Here is what I have: Ford R302 block, Eagle internal balance forged crank, Eagle H-beam rods, neutral balanced Romac dampner (stainless), Racemaster billet steel double roller timing kit and zero balanced KEP flywheel (this is in a GT40 with Porsche G50/50 transaxle.) To suite the G50/50 gearing and achieve a top speed of 200mph (6842 rpm in 5th) , the solid roller Comp cam & Crower HPPO lifters, AFR 205 heads, Jesel SS shaft rockers, Comp 929 springs(titanium retainers) and valves(2.080/1.600) were speced to have a sweet spot of 2500-6800 rpm and the engine will seldom see more than 7000rpm and never exceed 7200rpm. These rpms will be only occasionally seen as this is a street/occasional track days car. (BTW, displacement 337ci with 4.060 bore and 3.25 stroke and Jack Roush 3 piece EFI intake w/ 36# inj.)

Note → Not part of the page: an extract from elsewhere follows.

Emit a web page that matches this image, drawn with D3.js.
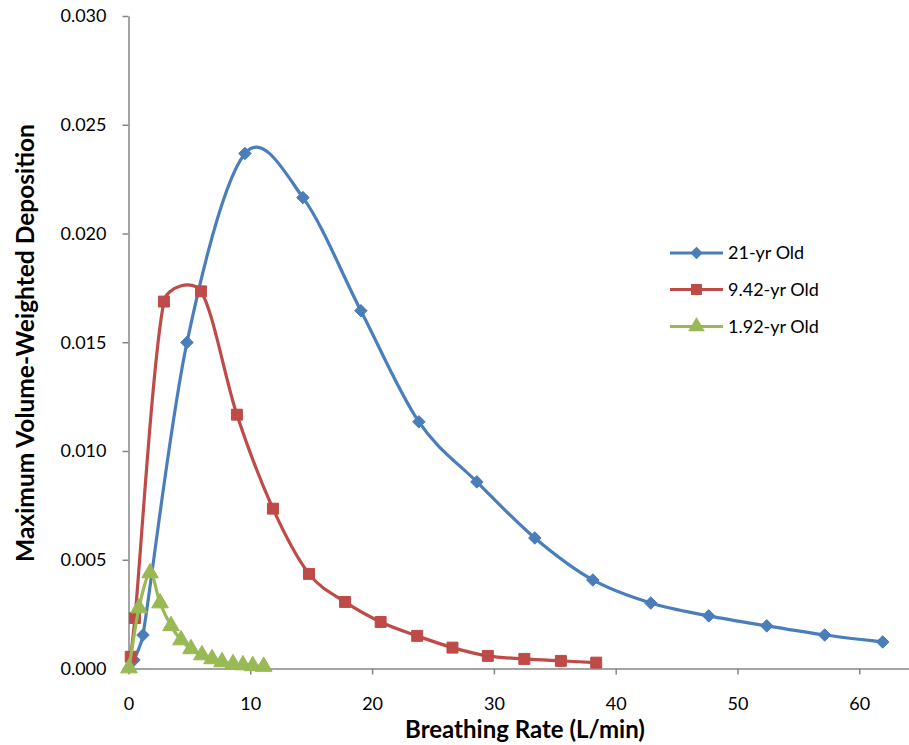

So as you can see I have an engine that will be used somewhat mildly interspersed with moments of sheer terror. I haven't torn down the engine to be able to make the decisions talked about in the Clevite article; I didn't get at all having to tear down the engine to see what kind of wear patterns you have in order to decide what kind of bearings to use. I want to put in the right ones in the first place and then "run it like I stole it" without having to worry if I am going to spin a bearing or worse.

It sounds like that with my eagle crank I ought to be using Clevite 77 which is what I had listed since everyone else I saw was listing them :-) I am thoroughly confused on the H or P ? And what about Calico coating them?